Friday, March 13, 2009

Feds bolster agents on border with Mexico


By Rick Jervis,
USA TODAY
The U.S. will soon send a large contingent of federal agents to its southern border to help stem the recent violence in northern Mexico, the nation's Homeland Security chief said Thursday. "Every American has a stake in this," Homeland Security Secretary Janet Napolitano said in a phone interview with USA TODAY. "Violence on the border easily seeps into our communities. It also creates a fear in border communities that the rule of law doesn't apply anymore, and that's just unacceptable."
The new initiative will mobilize more border-enforcement teams, multiply the number of intelligence analysts working on the border, and step up searches of cars going into Mexico from the USA, Napolitano said.

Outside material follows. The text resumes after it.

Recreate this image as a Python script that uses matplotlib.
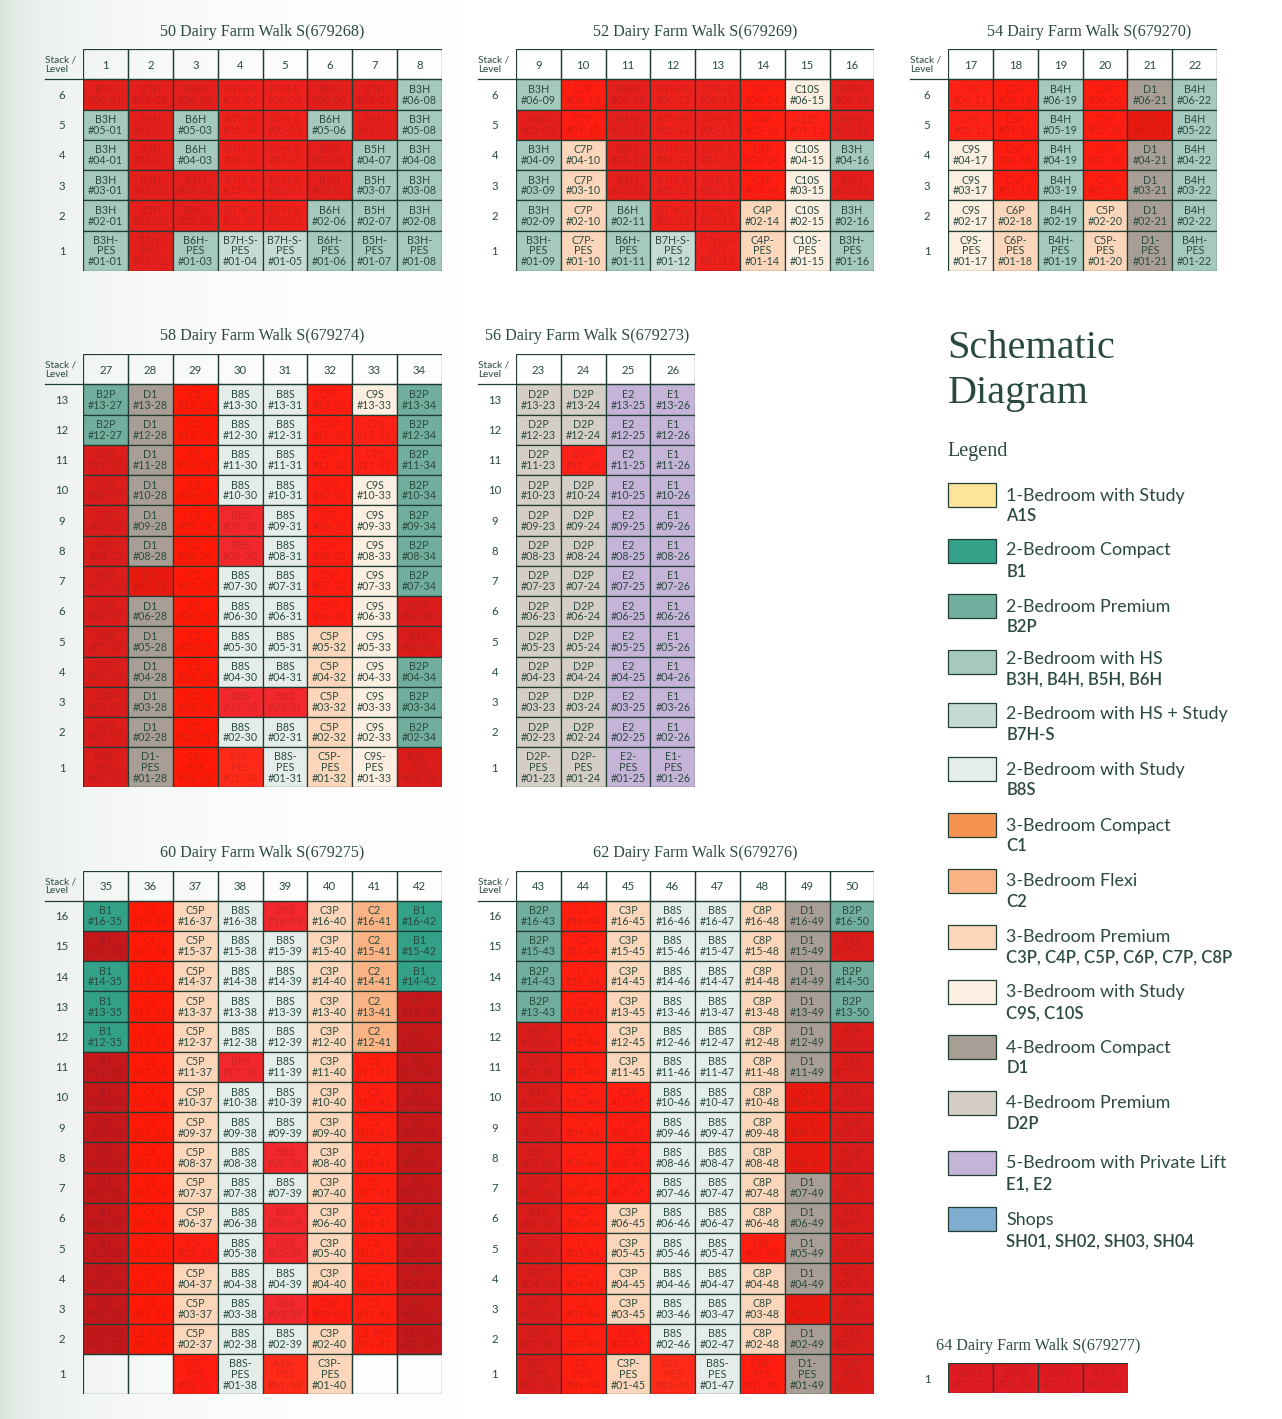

She said she won't reveal the number of extra agents or how much money will be spent until a formal announcement is made in coming weeks.
The push will come within Immigration and Customs Enforcement (ICE) and Customs and Border Protection, the two main federal agencies responsible for patrolling the USA's 2,000-mile border with Mexico.
Napolitano said the increase in agents is in response to violence by drug cartels, including assassinations of police, kidnappings and beheadings, that has roiled through Mexican border towns in the past year, killing more than 6,000 people.

2 comments:

Anonymous said...

I hope she is not just playing with words and no action since she seems to be a supporter of illegals. I have had enough of just mouth and no action how about you. She has complained that she doesn't want work place enforcement and has criticized ICE for doing their jobs.

Anonymous said...

The recent beheadings in Mexico make me wonder if there isn't some sort of major Muslim recruitment campaign going on.